Where conferences still exist, they are virtually indistinguishable from social media.
Algorithmically sorted communities—which is what online social networks are—are designed to cluster people together with people who are like them. This can be a positive experience when you are in a 5th house mood, looking for people who have the same hobbies and are fans of the same shows. It can feel like dancing at the world’s biggest dance party. When you are on social media to accomplish something, however, it can feel like running with the season’s salmon, swimming through a river of tails slapping you in the face as you try to fight the current to get upstream.
The 11th house is supposed to be the place where you meet the people who will help you meet your goals, but the world of professional, goal-driven social media is suffocating. Everywhere you look there are people just like you crawling all over each other, competing for attention. There are nice people, too, who are willing to share their platform or offer advice, but the goal of these places is not to connect people for the purposes of mutual support. It’s to get eyeballs for the famous few who drive most of the advertising revenue.
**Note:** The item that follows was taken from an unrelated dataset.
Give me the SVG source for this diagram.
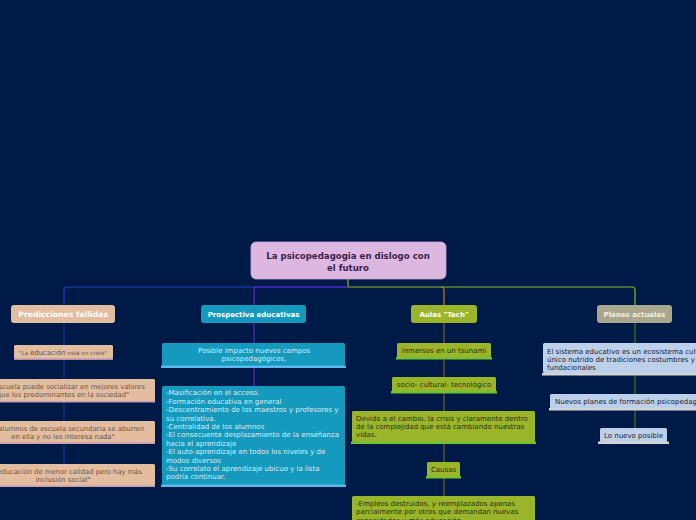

Perhaps, the people who are members of the most famous 1% of their fields can find 11th house camaraderie on social media, but for most of us social media is a place where ego goes to dissolve. It is easy to think you’re doing something worthwhile when you’re the best in your small town, but in a social sea that knows no boundaries, it is difficult to imagine you’re doing anything special. Maybe social media belongs in the 12th house.
Ensembles, Not Crowd Scenes
Lately, I’ve been rethinking the 11th house.
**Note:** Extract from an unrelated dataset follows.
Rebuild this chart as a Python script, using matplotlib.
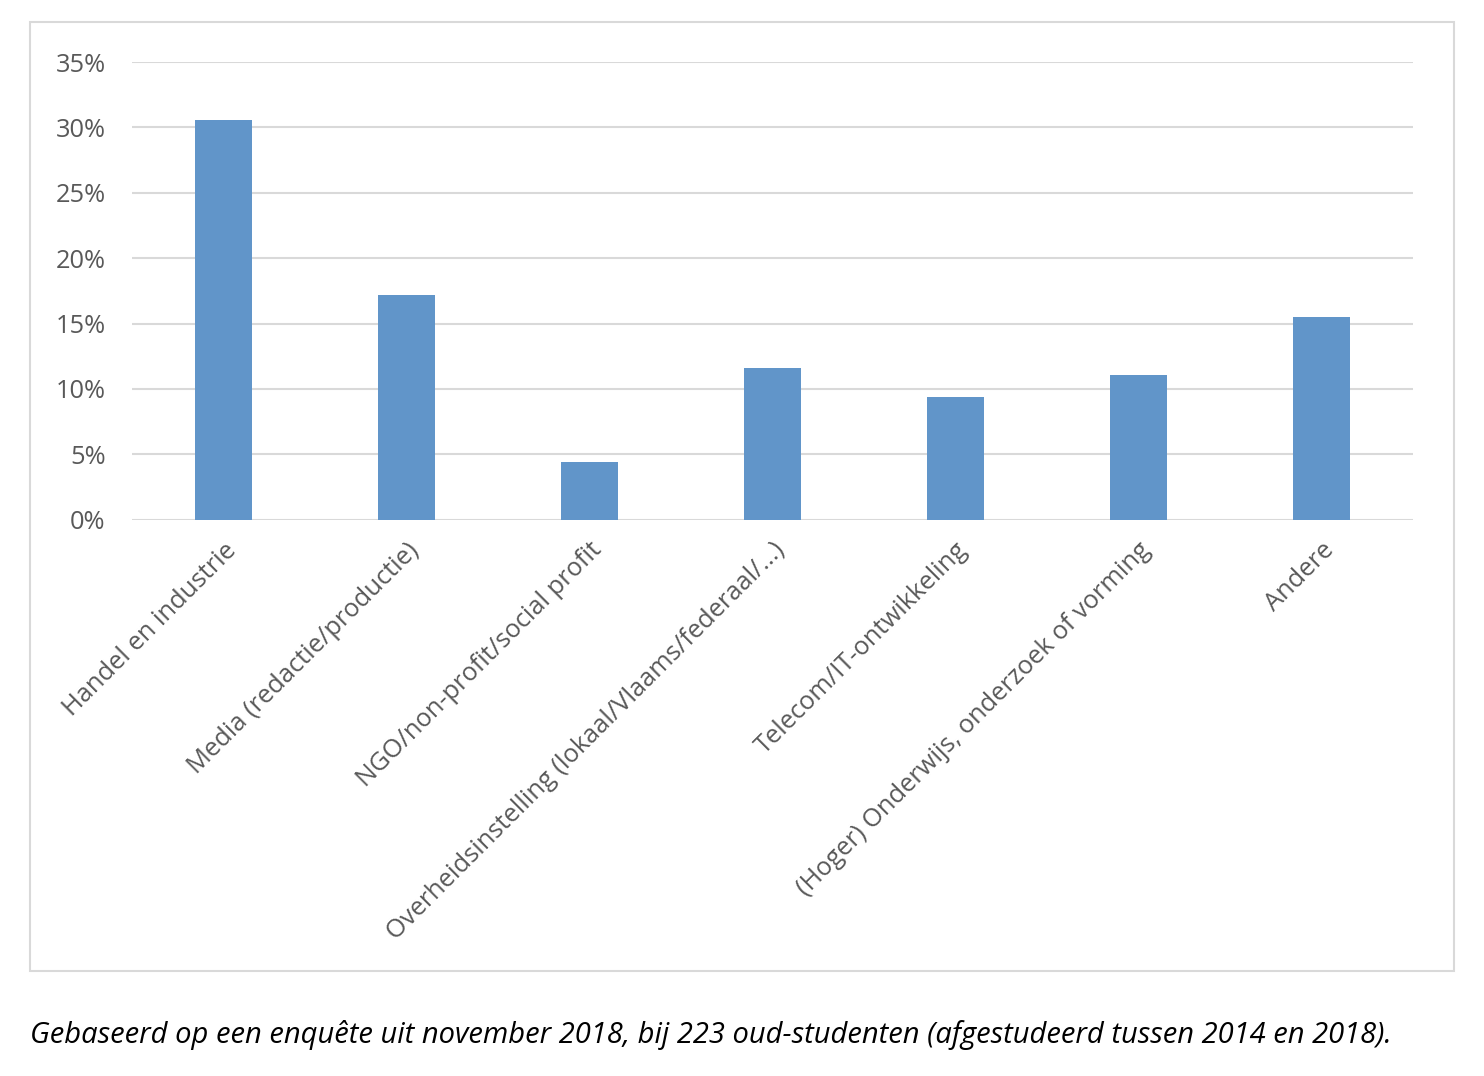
import matplotlib.pyplot as plt
from matplotlib.patches import Rectangle
from matplotlib.ticker import FuncFormatter

categories = [
    "Handel en industrie",
    "Media (redactie/productie)",
    "NGO/non-profit/social profit",
    "Overheidsinstelling (lokaal/Vlaams/federaal/...)",
    "Telecom/IT-ontwikkeling",
    "(Hoger) Onderwijs, onderzoek of vorming",
    "Andere",
]
percentages = [30.6, 17.2, 4.4, 11.6, 9.4, 11.1, 15.5]
yticks = [0, 5, 10, 15, 20, 25, 30, 35]
caption = ("Gebaseerd op een enquête uit november 2018, bij 223 oud-studenten "
           "(afgestudeerd tussen 2014 en 2018).")

plt.rcParams['font.family'] = ['Open Sans', 'DejaVu Sans']
text_color = '#595959'

fig = plt.figure(figsize=(14.84, 10.76), dpi=100)
ax = fig.add_axes([132 / 1484, 1 - 519.7 / 1076, 1280.7 / 1484, 457.7 / 1076])

# chart border
fig.patches.append(Rectangle((30 / 1484, 1 - 971 / 1076), 1424 / 1484, 949 / 1076,
                             transform=fig.transFigure, fill=False,
                             edgecolor='#D9D9D9', linewidth=1.5, zorder=0))

x = range(len(categories))
ax.bar(x, percentages, width=0.31, color='#6195C9', zorder=3)

ax.set_xlim(-0.5, len(categories) - 0.5)
ax.set_ylim(0, 35)
ax.set_yticks(yticks)
ax.yaxis.set_major_formatter(FuncFormatter(lambda v, p: f"{v:.0f}%"))
ax.grid(axis='y', color='#D9D9D9', linewidth=1.5, zorder=0)
for s in ax.spines.values():
    s.set_visible(False)
ax.tick_params(axis='y', length=0, labelsize=18.3, colors=text_color, pad=19)

ax.set_xticks(list(x))
ax.set_xticklabels(categories, rotation=45, ha='right', va='top',
                   rotation_mode='anchor')
ax.tick_params(axis='x', length=0, labelsize=18.4, colors=text_color, pad=13)

fig.text(30 / 1484, 1 - 1043 / 1076, caption, fontsize=21.0, style='italic',
         color='black', ha='left', va='baseline')

fig.savefig('out.png', dpi=100, facecolor='white')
Instead of seeing the 11th house as the house of the masses bound together by a common interest, I have begun to see it as the house of ensemble casts.
In ensemble stories, a group of people come together to go on an adventure or solve a problem. One of the defining features of an ensemble story is that the members of the ensemble have profoundly different personalities and skillsets.
In the TV show Firefly, a pilot, doctor, mechanic, psychic, spiritual leader, fighter, diplomat, strategist, and tactician join forces to keep the precarious spaceship Serenity flying and in the air. Each member of the crew has a unique niche that they fill in the functioning of the ship and talents that no one else has.
It is because of their differences that the crew of Serenity is able to help each other. They are bound to each other by this mutual support and a common goal, celebrating the differences that keep each other alive.
I talk more about how to find your own ensemble in “Finding Your Adventuring Party with Astrological Archetypes.”
Ecosystems, Not Monocultures
Powell’s is the sun the literary scene orbits around. With a giant like Powell’s on the scene, it is hard to be an independent bookseller in Portland. In other major cities, the independent bookselling scene is diverse, full of neighborhood and specialty shops. Every city has their famous places like the Strand in New York or City Lights in San Francisco, but they are stars in the sky, not forces of nature shaping the space around them with their gravity.
In order to survive in an environment like Portland, a bookstore needs to have an extremely narrow and well-defined niche.
One of my favorite sources for occult books in Portland is a store called INVOKE. Facebook calls INVOKE a “gift shop,” but, to me, it’s the runes shop. The owner of the store has a passion for the runes, and they are everywhere in the shop—filling books, etched on jewelry, carved in stone. INVOKE is a collection that reflects the unique personality and interests of the woman who runs it, which is typical for occult shops in the city.
If you are just getting into the occult and are looking for a book by Buckland or Cunningham, you should probably go to Powell’s, but as soon as you get into the occult at any depth, Powell’s probably won’t be able to help you.
You need to find the tiny shops that make up the ensemble cast of the occult scene, the specialty players, the occult version of farm selling honey out the backdoor instead of the supermarket.
Where There’s A Will, There’s An 11th House
On the internet, ensembles are difficult to find. Search engines and recommendations algorithms assume you’re looking for the things that are the most popular, not the things that are the most unique and interesting. If you float with the current, you’ll think that the 12th house is all there is.
But the 11th house is all about swimming against the tide, thinking for yourself, and going after a goal. To find the other members of your ensemble cast, you have to search with intention and be willing to go places that are off the beaten path.
So, go, find the others! And not just the others that are just like you.